2012 RCA Awardees
Recognizing important scholarly achievementS—from public art to bioinformatics
"Public art can highlight research findings that can otherwise go unseen. It can extend research work into the community; you can see history painted on a wall," said Ricardo Guthrie, Assistant Professor in the Ethnic Studies Program at Northern Arizona University (NAU), as he accepted his 2012 Research and Creative Activity (RCA) award on September 13.
The RCA awards celebrate NAU faculty and students for their scholarly achievements and call attention to the impact that these activities have on the NAU campus and in the broader community.
Guthrie received his RCA award in the category of "most significant artistic/creative work" for his historic Southside mural at the Murdoch Center in Flagstaff. It represents a visual history of African Americans of significance to the city. Guthrie garnered widespread recognition for the project and presented a research paper on the creation of the mural in Liverpool, England, in July.

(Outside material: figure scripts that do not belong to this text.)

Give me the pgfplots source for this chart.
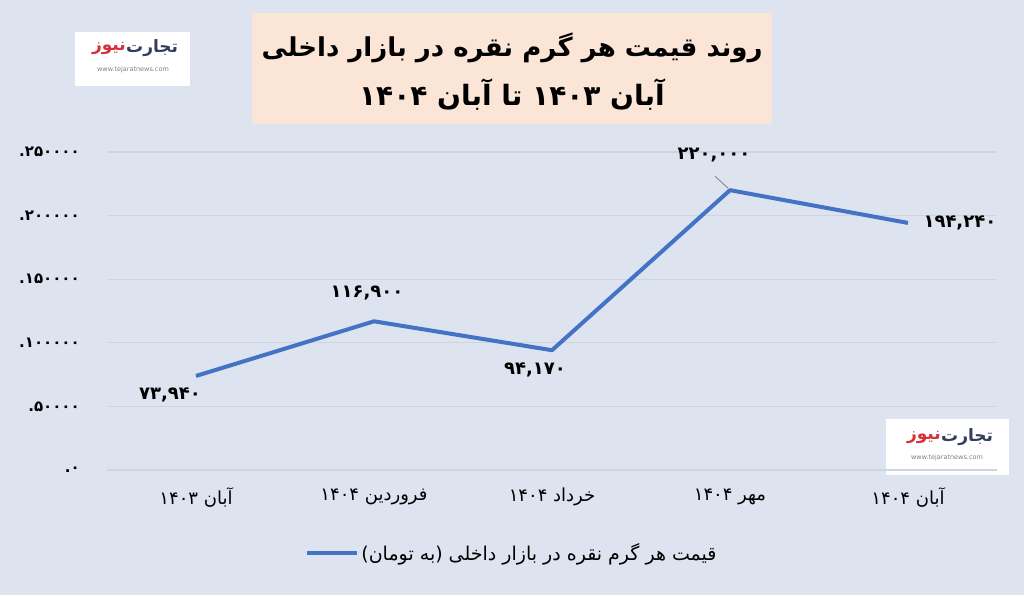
\documentclass[border=0pt]{standalone}
\usepackage{pgfplots}
\pgfplotsset{compat=1.18}
\usepackage{fontspec}
\setmainfont{DejaVu Sans}
\newfontfamily\fa[Script=Arabic]{DejaVu Sans}
\TeXXeTstate=1

\definecolor{bg}{RGB}{221,228,240}
\definecolor{titlebg}{RGB}{251,229,214}
\definecolor{lineblue}{RGB}{68,114,196}
\definecolor{gridc}{RGB}{208,213,221}
\definecolor{logoblue}{RGB}{52,62,92}
\definecolor{logored}{RGB}{214,48,56}

\newcommand{\lbl}{\fa\bfseries\fontsize{18}{20}\selectfont}
\newcommand{\dt}{{\rmfamily .}}

\begin{document}
\begin{tikzpicture}[x=1pt,y=1pt]
\fill[bg] (0,0) rectangle (1024,595);
\useasboundingbox (0,0) rectangle (1024,595);

% title box
\fill[titlebg] (252,471) rectangle (772,582);
\node[font=\fa\bfseries\fontsize{26}{30}\selectfont] at (512,547) {\beginR روند قیمت هر گرم نقره در بازار داخلی\endR};
\node[font=\fa\bfseries\fontsize{28}{30}\selectfont] at (512,500) {\beginR آبان ۱۴۰۳ تا آبان ۱۴۰۴\endR};

% logos
\fill[white] (75,509) rectangle (190,563);
\node[font=\fa\bfseries\fontsize{17}{20}\selectfont, text=logoblue, anchor=west, inner sep=0pt] at (126,547) {تجارت};
\node[font=\fa\bfseries\fontsize{17}{20}\selectfont, text=logored, anchor=east, inner sep=0pt] at (126,547) {نیوز};
\node[font=\fontsize{6.5}{7}\selectfont, text=gray] at (133,525) {www.tejaratnews.com};
\fill[white] (886,120) rectangle (1009,176);
\node[font=\fa\bfseries\fontsize{17}{20}\selectfont, text=logoblue, anchor=west, inner sep=0pt] at (941,158) {تجارت};
\node[font=\fa\bfseries\fontsize{17}{20}\selectfont, text=logored, anchor=east, inner sep=0pt] at (941,158) {نیوز};
\node[font=\fontsize{6.5}{7}\selectfont, text=gray] at (947,137) {www.tejaratnews.com};

\begin{axis}[
    at={(107pt,125pt)}, anchor=south west,
    scale only axis, width=890pt, height=318pt,
    xmin=-0.5, xmax=4.5, ymin=0, ymax=250000,
    axis line style={draw=none},
    tick style={draw=none},
    ymajorgrids, grid style={color=gridc, line width=1.2pt},
    ytick={0,50000,100000,150000,200000,250000},
    yticklabels={\dt۰,\dt۵۰۰۰۰,\dt۱۰۰۰۰۰,\dt۱۵۰۰۰۰,\dt۲۰۰۰۰۰,\dt۲۵۰۰۰۰},
    yticklabel style={font=\fa\bfseries\fontsize{15}{17}\selectfont, anchor=east, inner sep=0pt, xshift=-27pt},
    xtick={0,1,2,3,4},
    xticklabels={{\beginR آبان ۱۴۰۳\endR},{\beginR فروردین ۱۴۰۴\endR},{\beginR خرداد ۱۴۰۴\endR},{\beginR مهر ۱۴۰۴\endR},{\beginR آبان ۱۴۰۴\endR}},
    xticklabel style={font=\fa\fontsize{18}{20}\selectfont, anchor=center, inner sep=0pt, yshift=-27pt},
    scaled y ticks=false,
    clip=false,
    legend style={at={(0.455,-0.26)}, anchor=center, draw=none, fill=none,
      font=\fa\fontsize{19}{21}\selectfont},
    legend cell align=left,
    legend image code/.code={\draw[#1, line width=4pt] (0pt,0pt) -- (50pt,0pt);},
]
\addplot[color=lineblue, line width=4pt, line join=round, mark=none]
  coordinates {(0,73940) (1,116900) (2,94170) (3,220000) (4,194240)};
\addlegendentry{{\rmfamily(}\beginR به تومان\endR{\rmfamily)} \beginR قیمت هر گرم نقره در بازار داخلی\endR}

\node[font=\lbl] at (axis cs:0,73940) [xshift=-26pt, yshift=-19pt] {۷۳,۹۴۰};
\node[font=\lbl] at (axis cs:1,116900) [xshift=-7pt, yshift=28pt] {۱۱۶,۹۰۰};
\node[font=\lbl] at (axis cs:2,94170) [xshift=-17pt, yshift=-20pt] {۹۴,۱۷۰};
\node[font=\lbl] at (axis cs:3,220000) [xshift=-16pt, yshift=35pt] {۲۲۰,۰۰۰};
\draw[gray, line width=0.8pt] (axis cs:3,220000) ++(-15pt,14pt) -- ++(13pt,-12pt);
\node[font=\lbl, anchor=west] at (axis cs:4,194240) [xshift=12pt] {۱۹۴,۲۴۰};
\end{axis}
\end{tikzpicture}
\end{document}
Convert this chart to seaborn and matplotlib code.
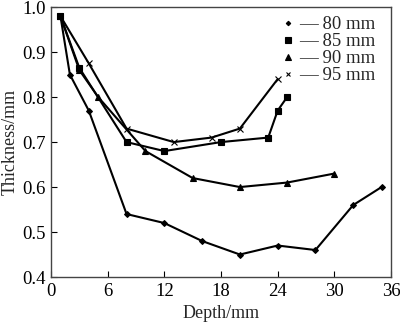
import matplotlib
matplotlib.use("Agg")
import matplotlib.pyplot as plt
from matplotlib.lines import Line2D
import seaborn as sns
import pandas as pd

depth_80 = [1, 2, 4, 8, 12, 16, 20, 24, 28, 32, 35]
thick_80 = [0.98, 0.85, 0.77, 0.54, 0.52, 0.48, 0.45, 0.47, 0.46, 0.56, 0.60]
depth_85 = [1, 3, 8, 12, 18, 23, 24, 25]
thick_85 = [0.98, 0.865, 0.70, 0.68, 0.70, 0.71, 0.77, 0.80]
depth_90 = [1, 3, 5, 10, 15, 20, 25, 30]
thick_90 = [0.98, 0.86, 0.80, 0.68, 0.62, 0.60, 0.61, 0.63]
depth_95 = [1, 4, 8, 13, 17, 20, 24]
thick_95 = [0.98, 0.875, 0.73, 0.70, 0.71, 0.73, 0.84]

series_names = ["80 mm", "85 mm", "90 mm", "95 mm"]
x_ticks = [0, 6, 12, 18, 24, 30, 36]
y_ticks = [0.4, 0.5, 0.6, 0.7, 0.8, 0.9, 1.0]

frames = []
for name, xs, ys in zip(series_names,
                        [depth_80, depth_85, depth_90, depth_95],
                        [thick_80, thick_85, thick_90, thick_95]):
    frames.append(pd.DataFrame({"Depth": xs, "Thickness": ys, "series": name}))
df = pd.concat(frames, ignore_index=True)

sns.set_style("ticks")
plt.rcParams['font.family'] = ['Liberation Serif', 'DejaVu Serif']

fig = plt.figure(figsize=(4.0, 3.24), dpi=100)
ax = fig.add_axes([0.1275, 0.145, 0.85, 0.833])

markers = {"80 mm": "D", "85 mm": "s", "90 mm": "^", "95 mm": "x"}
sizes = {"80 mm": 3, "85 mm": 5, "90 mm": 5, "95 mm": 4.5}
for name in series_names:
    sub = df[df["series"] == name]
    sns.lineplot(data=sub, x="Depth", y="Thickness", ax=ax, color="black",
                 marker=markers[name], markersize=sizes[name],
                 markeredgecolor="black", markerfacecolor="black",
                 markeredgewidth=0.8,
                 linewidth=1.5, sort=False, legend=False, estimator=None)

ax.set_xlim(0, 36)
ax.set_ylim(0.4, 1.0)
ax.set_xticks(x_ticks)
ax.set_xticklabels([str(t) for t in x_ticks])
ax.set_yticks(y_ticks)
ax.set_yticklabels([f"{t:.1f}" for t in y_ticks])
ax.tick_params(direction="in", length=4, width=0.8, labelsize=13.5,
               colors="black", pad=4)
for sp in ax.spines.values():
    sp.set_visible(True)
    sp.set_color("#444444")
    sp.set_linewidth(1.0)

ax.set_xlabel("Depth/mm", fontsize=13, labelpad=4)
ax.set_ylabel("Thickness/mm", fontsize=13, labelpad=2)

handles = [Line2D([], [], linestyle="none", marker=markers[n],
                  markersize=sizes[n] * 0.75, color="black",
                  markeredgewidth=0.8) for n in series_names]
labels = ["\u2014 " + n for n in series_names]
ax.legend(handles, labels, loc="upper right", frameon=False, fontsize=13.5,
          handlelength=0.5, handletextpad=0.3, labelspacing=0.0,
          borderaxespad=0.0, bbox_to_anchor=(0.975, 0.995))

fig.savefig("out.png", dpi=100)
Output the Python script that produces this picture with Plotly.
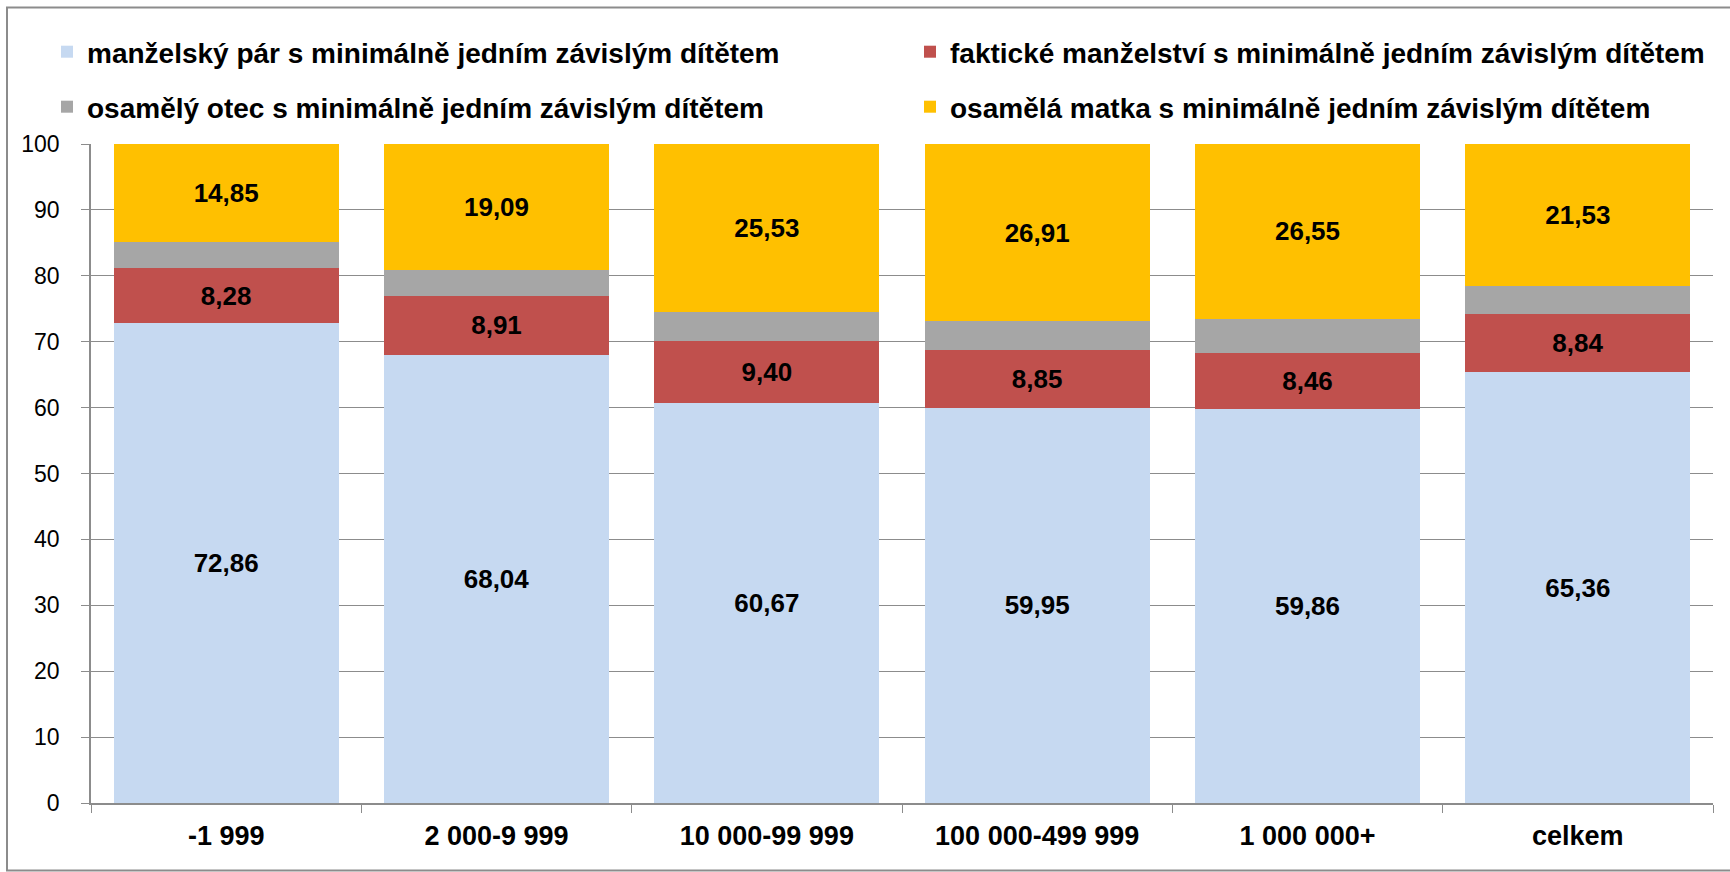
import plotly.graph_objects as go

categories = ["-1 999", "2 000-9 999", "10 000-99 999", "100 000-499 999", "1 000 000+", "celkem"]

manzelsky_par = [72.86, 68.04, 60.67, 59.95, 59.86, 65.36]
fakticke_manzelstvi = [8.28, 8.91, 9.40, 8.85, 8.46, 8.84]
osamely_otec = [4.01, 3.96, 4.40, 4.29, 5.13, 4.27]
osamela_matka = [14.85, 19.09, 25.53, 26.91, 26.55, 21.53]

series_names = [
    "manželský pár s minimálně jedním závislým dítětem",
    "faktické manželství s minimálně jedním závislým dítětem",
    "osamělý otec s minimálně jedním závislým dítětem",
    "osamělá matka s minimálně jedním závislým dítětem",
]

FONT = "Liberation Sans, Arial, sans-serif"
GRID = "#8c8c8c"


def fmt(vals):
    return [f"{v:.2f}".replace(".", ",") for v in vals]


fig = go.Figure()

# one legend per entry so the 2x2 grid can be placed like the original
series = [
    (manzelsky_par, "#c6d9f1", True, "legend"),
    (fakticke_manzelstvi, "#c0504d", True, "legend2"),
    (osamely_otec, "#a6a6a6", False, "legend3"),
    (osamela_matka, "#ffc000", True, "legend4"),
]

for (vals, color, labelled, leg), name in zip(series, series_names):
    fig.add_trace(go.Bar(
        x=categories, y=vals, name=name, legend=leg,
        marker=dict(color=color, line=dict(width=0)),
        text=fmt(vals) if labelled else None,
        textposition="inside" if labelled else "none",
        insidetextanchor="middle", textangle=0,
        constraintext="none",
        textfont=dict(family=FONT, size=26, color="black", weight="bold"),
    ))

legend_style = dict(
    orientation="h", xref="container", yref="container",
    xanchor="left", yanchor="middle",
    font=dict(family=FONT, size=28, color="black", weight="bold"),
    bgcolor="rgba(0,0,0,0)",
)
col1, col2 = 47 / 1730, 910 / 1730
row1, row2 = 1 - 52 / 872, 1 - 107 / 872

fig.update_layout(
    width=1730, height=872,
    barmode="stack", bargap=0.167,
    showlegend=True,
    plot_bgcolor="white", paper_bgcolor="white",
    margin=dict(l=91, r=17, t=144, b=69, autoexpand=False),
    legend=dict(x=col1, y=row1, **legend_style),
    legend2=dict(x=col2, y=row1, **legend_style),
    legend3=dict(x=col1, y=row2, **legend_style),
    legend4=dict(x=col2, y=row2, **legend_style),
    xaxis=dict(
        showline=True, linecolor=GRID, linewidth=1.5,
        ticks="outside", tickson="boundaries", ticklen=8, tickcolor=GRID,
        tickfont=dict(family=FONT, size=27, color="black", weight="bold"),
        ticklabelstandoff=8,
    ),
    yaxis=dict(
        range=[0, 100], dtick=10,
        showgrid=True, gridcolor=GRID, gridwidth=1.2,
        showline=True, linecolor=GRID, linewidth=1.5,
        ticks="outside", ticklen=8, tickcolor=GRID,
        tickfont=dict(family=FONT, size=23, color="black"),
        ticklabelstandoff=17, zeroline=False,
    ),
    shapes=[dict(
        type="rect", xref="paper", yref="paper",
        x0=(7 - 91) / 1622, x1=(1740 - 91) / 1622,
        y0=-(870.5 - 803) / 659, y1=1 + (144 - 7.5) / 659,
        line=dict(color=GRID, width=2), fillcolor="rgba(0,0,0,0)",
        layer="below",
    )],
)

# drop the default page margin so the figure fills the window exactly
fig.write_html("out.html", config={"displayModeBar": False},
               post_script="document.body.style.margin = '0';")
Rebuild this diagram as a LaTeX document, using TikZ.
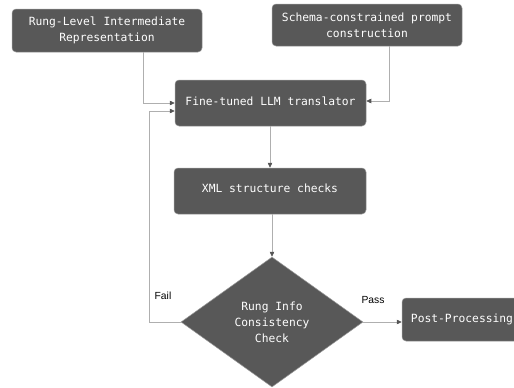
\documentclass[tikz,border=0pt]{standalone}
\usepackage{fontspec}
\setmainfont{Liberation Sans}
\newfontfamily\boxfont{DejaVu Sans Mono}
\usetikzlibrary{arrows.meta,shapes.geometric}
\definecolor{boxfill}{HTML}{585858}
\definecolor{boxline}{HTML}{9A9A9A}
\definecolor{connline}{HTML}{AFAFAF}
\definecolor{tipcol}{HTML}{555555}
\tikzset{
  procbox/.style={draw=boxline, line width=0.5pt, fill=boxfill, rounded corners=4pt,
    text=white, font=\boxfont\fontsize{11.3}{16}\selectfont, align=center, inner sep=0pt},
  decbox/.style={shape=diamond, draw=boxline, line width=0.5pt, fill=boxfill,
    text=white, font=\boxfont\fontsize{11.3}{16}\selectfont, align=center, inner sep=0pt,
    minimum width=182pt, minimum height=130pt},
  conn/.style={draw=connline, line width=0.7pt, -{Triangle[length=5pt,width=4.5pt,color=tipcol]}},
  lbl/.style={font=\fontsize{10.3}{12}\selectfont, text=black, inner sep=0pt}
}
\begin{document}
\begin{tikzpicture}[x=1pt,y=-1pt]
\useasboundingbox (0,0) rectangle (514,388);
\node[procbox, minimum width=190pt, minimum height=43pt] (b1) at (107,30.5) {Rung-Level Intermediate\\Representation};
\node[procbox, minimum width=190pt, minimum height=42pt] (b2) at (367,25) {Schema-constrained prompt\\construction};
\node[procbox, minimum width=191pt, minimum height=46pt] (b3) at (270.5,103) {\raisebox{4pt}{Fine-tuned LLM translator}};
\node[procbox, minimum width=192pt, minimum height=46pt] (b4) at (270,191) {\raisebox{5pt}{XML structure checks}};
\node[decbox] (dia) at (272,322) {Rung Info\\Consistency\\Check};
\node[procbox, minimum width=122pt, minimum height=43pt] (b5) at (463,319.5) {\hspace*{-2pt}Post-Processing};
\node[lbl] (fail) at (163,296) {Fail};
\node[lbl] (pass) at (373,300) {Pass};
\draw[conn] (b1.south -| 143,0) |- (b3.west |- 0,103);
\draw[conn] (b2.south -| 389,0) |- (b3.east |- 0,101);
\draw[conn] (b3.south -| 270,0) -- (b4.north -| 270,0);
\draw[conn] (b4.south -| dia.north) -- (dia.north);
\draw[conn] (dia.west) -- ++(-31,0) |- (b3.west |- 0,111);
\draw[conn] (dia.east) -- (b5.west |- dia.east);
\end{tikzpicture}
\end{document}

The other 2012 RCA awardees are:
- Okim Kang, Assistant Professor in the Department of English, who was named "most promising new scholar." Kang received her RCA award for achievements in applied linguistics—specifically, for her innovative work in the area of spoken-language assessment for teaching and learning English as a second language and in the acquisition of English language skills for non-native speakers.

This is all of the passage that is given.